Geschickt verhandeln - nicht pokern

08.03.2006
Von Veronika Renkes

Sensibler für die Situation des Gegenübers

Doch was sich so einfach anhört, wird oft zum Stolperstein: Denn vielfach setzen Verhandlungspartner zu stark auf ihre rhetorischen Fähigkeiten und auf ihre Argumentationskompetenz. "Aus der Forschung wissen wir aber, dass kommunikationsstarke Personen durchaus schlechte Verhandler sind - und umgekehrt: Sprachlich wenig begabte Personen mögen dennoch sehr gut verhandeln können", stellt Kommunikationsforscher Roland Reichenbach vom Erziehungswissenschaftlichen Institut der Universität Münster klar.

Roland Reichenbach, Professor an der Universität Münster: 'Kommunikationsstarke Personen oft schlechte Verhandler.'
Roland Reichenbach, Professor an der Universität Münster: 'Kommunikationsstarke Personen oft schlechte Verhandler.'

Für den Professor ist Verhandeln eine "eigene, spezifische Kommunikationsform, in deren Zentrum die strategische Koordination von Interessen steht. Das Ziel lautet: Für die am Entscheidungsprozess beteiligten Parteien eine akzeptable Einigung zu finden." Nicht die Güte der Argumente, sondern die Fähigkeit der Partner, ihre partikulären und gemeinsamen Interessen zu koordinieren, entscheidet über den Erfolg von Verhandlungen.

Do`s and Don`ts in Verhandlungenstandard

Ob Sie das erhalten, was Sie sich erhoffen, hängt nicht zuletzt von Ihrer Verhandlungskompetenz ab. Der Münchner Personalberater Thomas Eichinger nennt die wichtigsten Spielregeln:

  • Lassen Sie Ihre Kollegen aus dem Spiel: Schnell laufen Sie Gefahr, dass Ihr Gegenüber dann den Spieß umdreht und Ihre Qualifikationen mit denen anderer Kandidaten vergleicht.

  • Vermeiden Sie Verweise auf Konkurrenzfirmen: Es ist zwar richtig, dass Sie sich einen genauen Marktüberblick verschaffen. Doch sollten Sie sich entsprechende Hinweise in Verhandlungsgesprächen mit Personalchefs tunichst verkneifen.

  • Drücken Sie nicht auf die Tränendrüse: Der Arbeitgeber kann nichts dafür, dass die Lebenshaltungs- oder Unterhaltskosten ständig steigen. Jammerer haben keine überzeugenden Argumente für Gehaltserhöhungen zu bieten. Leistungsstarke Mitarbeiter schon.

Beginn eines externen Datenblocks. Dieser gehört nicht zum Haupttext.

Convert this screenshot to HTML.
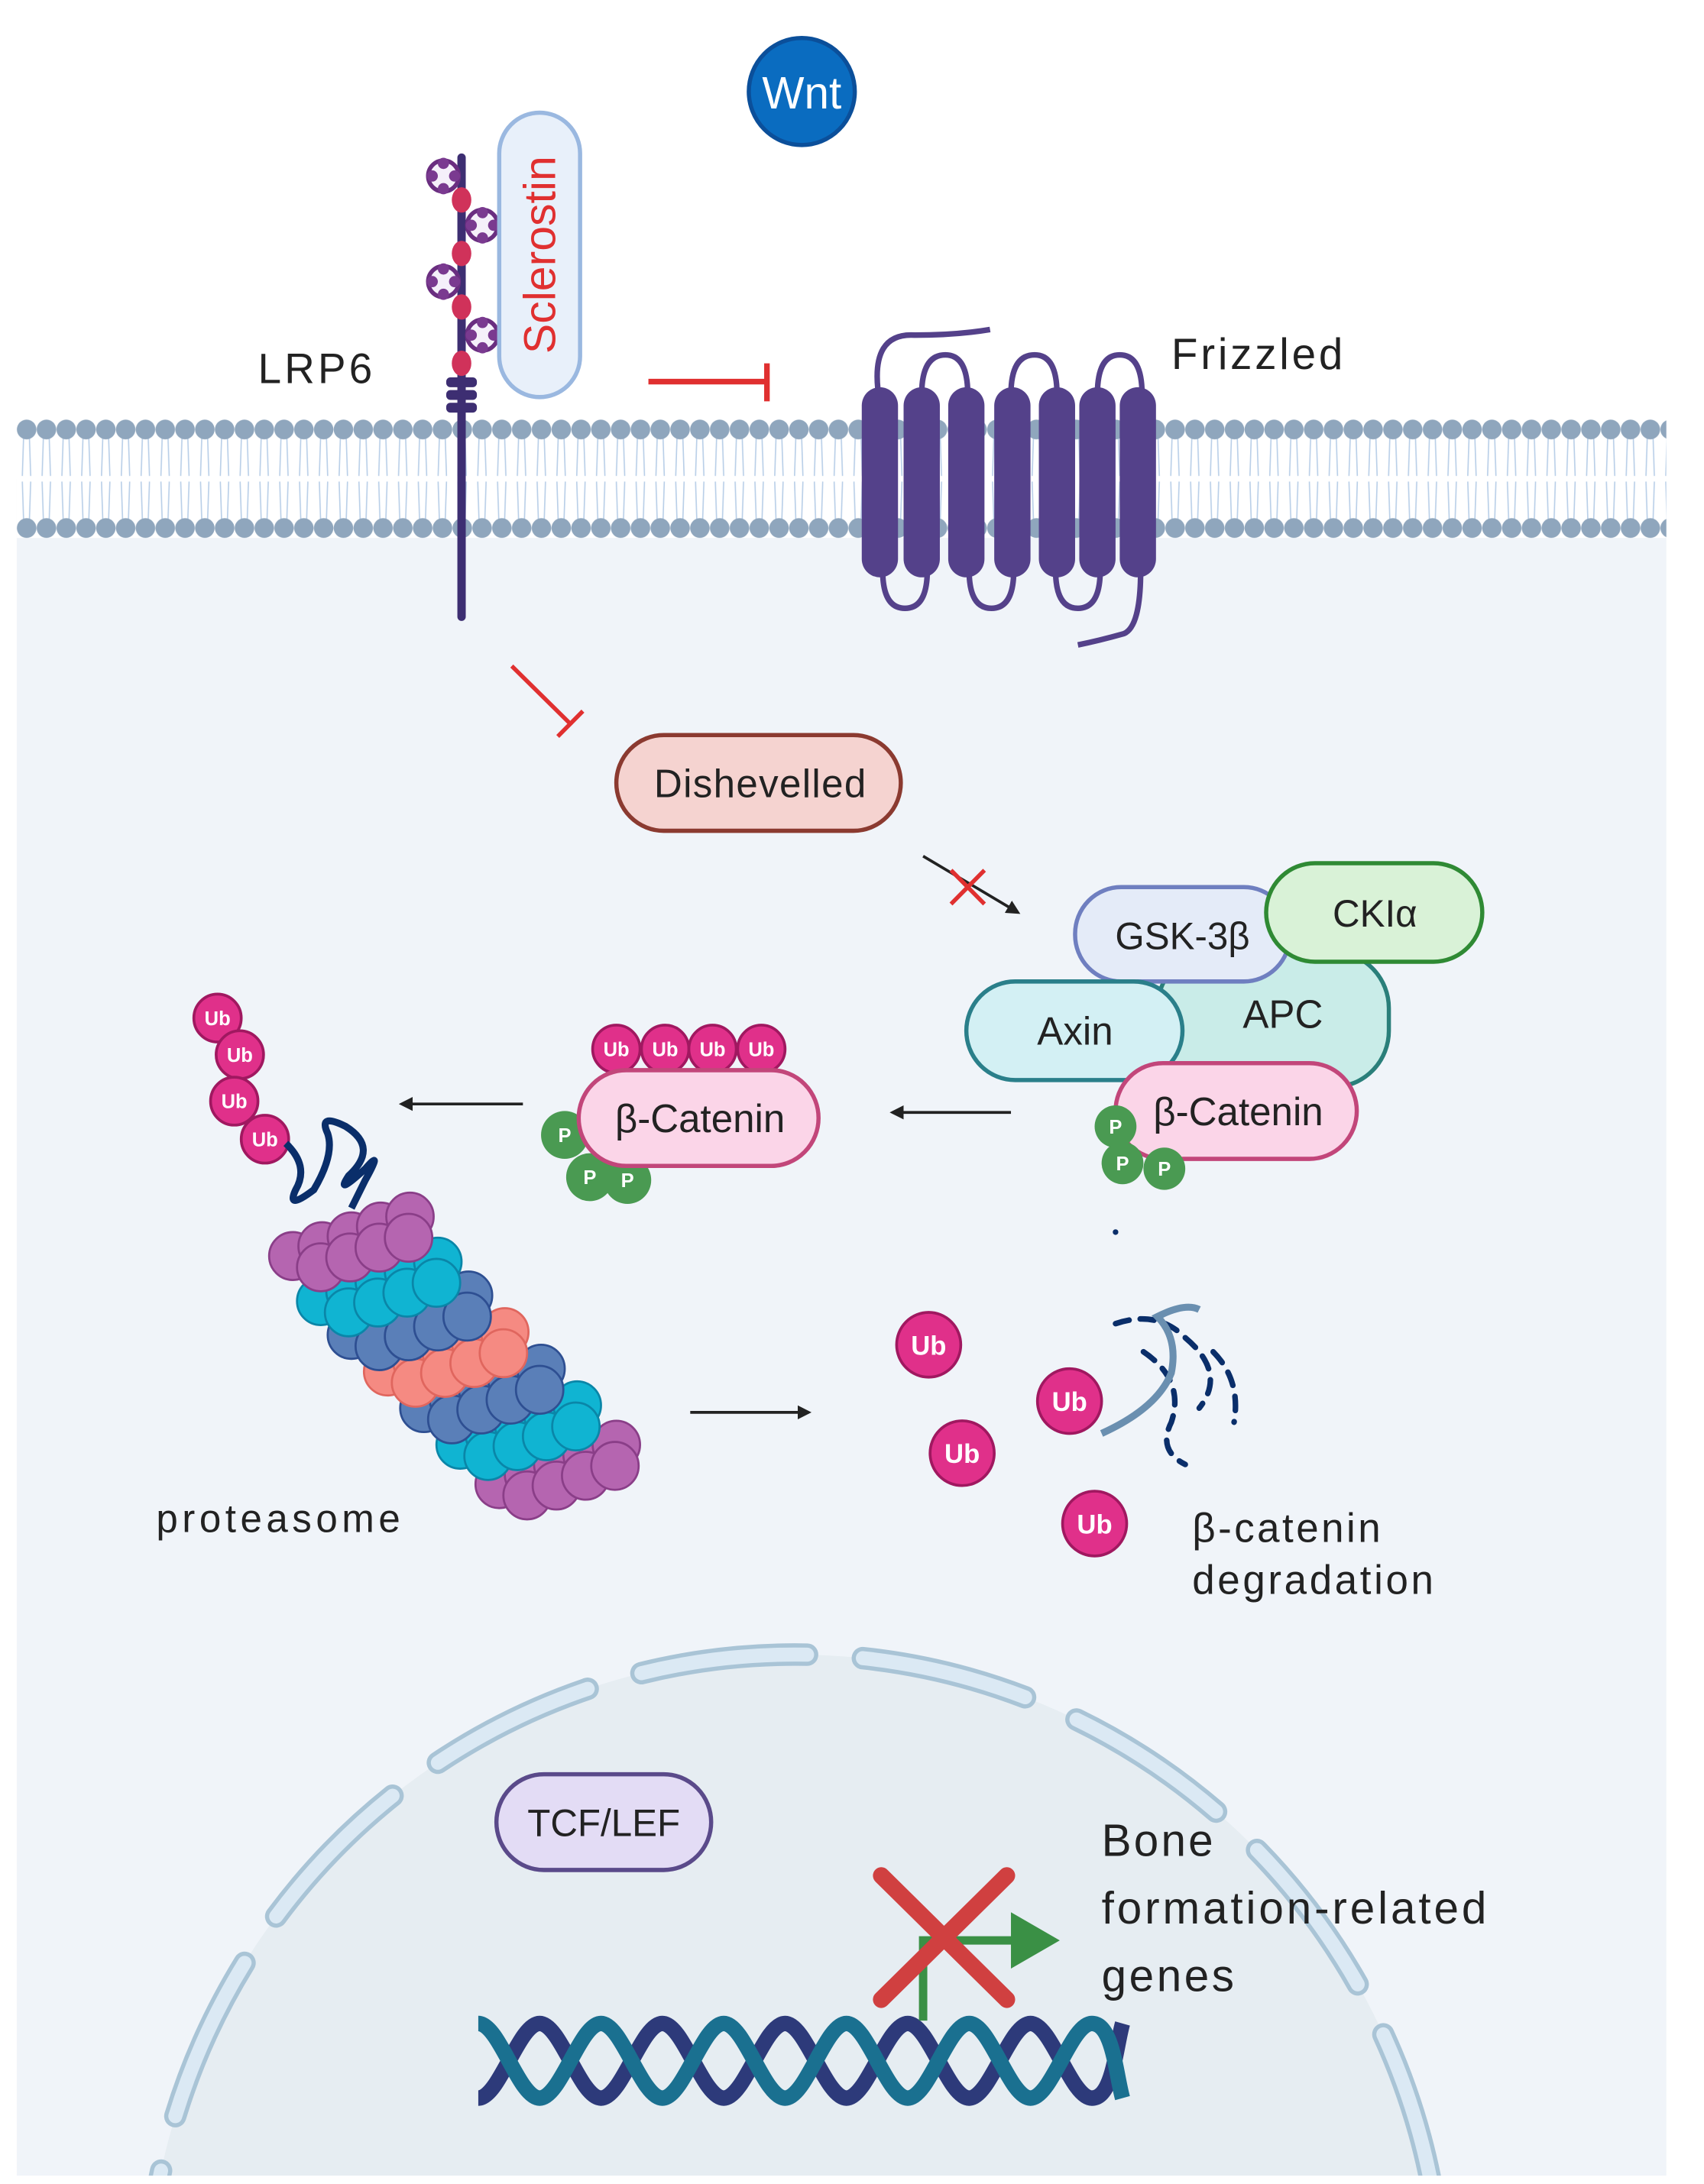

  • Verlegen Sie sich nicht auf's Pokerspiel: Die Taktik "Alles oder Nichts" führ in der Regel ins Aus. Anstatt alles auf eine karte zu setzen, sollte man offen für verschiedene Optionen sein. Alternativen zu einer Gehaltserhöhung können beispielsweise sein: Fahrtgeldzuschuss, Essenstickets, Weiterbildung, Kinderbetreuungsmöglichkeiten.

  • Betreiben Sie keine Hinhaltetaktik: Für faire Verhandlungen müssen die Bedingungen von Anfang an offen dargelegt werden. Wer über einen längeren Zeitraum immer wieder neue Forderungen stellt, wirkt unseriös.

  • Vermeiden Sie egomanische Auftritte: Demonstrativ zur Schau getragenes Anspruchsdenken führt ins Aus. Von ihren Mitarbeitern erwarten die Unternehmen Teamgeist und Dienstleistungsmentalität à la "Was kann ich persönlich zum Erfolg der Firma beitragen?"

  • Werben Sie für sich durch Ihre Leistungen: Überlegen Sie vorab, wo Sie in letzter Zeit besonders erfolgreich für Ihre Firma tätig waren. Welche Projekte haben Sie angeschoben? Wo haben Sie zu einer Umsatzsteigerung oder zum Imagegewinn Ihres Unternehmens maßgeblich beigetragen?

All dies setzt unter anderem ein hohes Maß an Kompromissbereitschaft und Flexibilität voraus. Denn oft lässt sich keine Win-win-Situation herstellen, müssen sogar erfolgsverwöhnte IT-Fachkräfte lernen, mit weniger als ursprünglich erhofft auszukommen. Dieser Mentalitätswechsel, der Sprung von einer eher Ich-zentrierten zu einer mehr partnerschaftlich angelegten Verhandlungsstrategie, fällt vielen Mitarbeitern aus der IT-Branche schwer.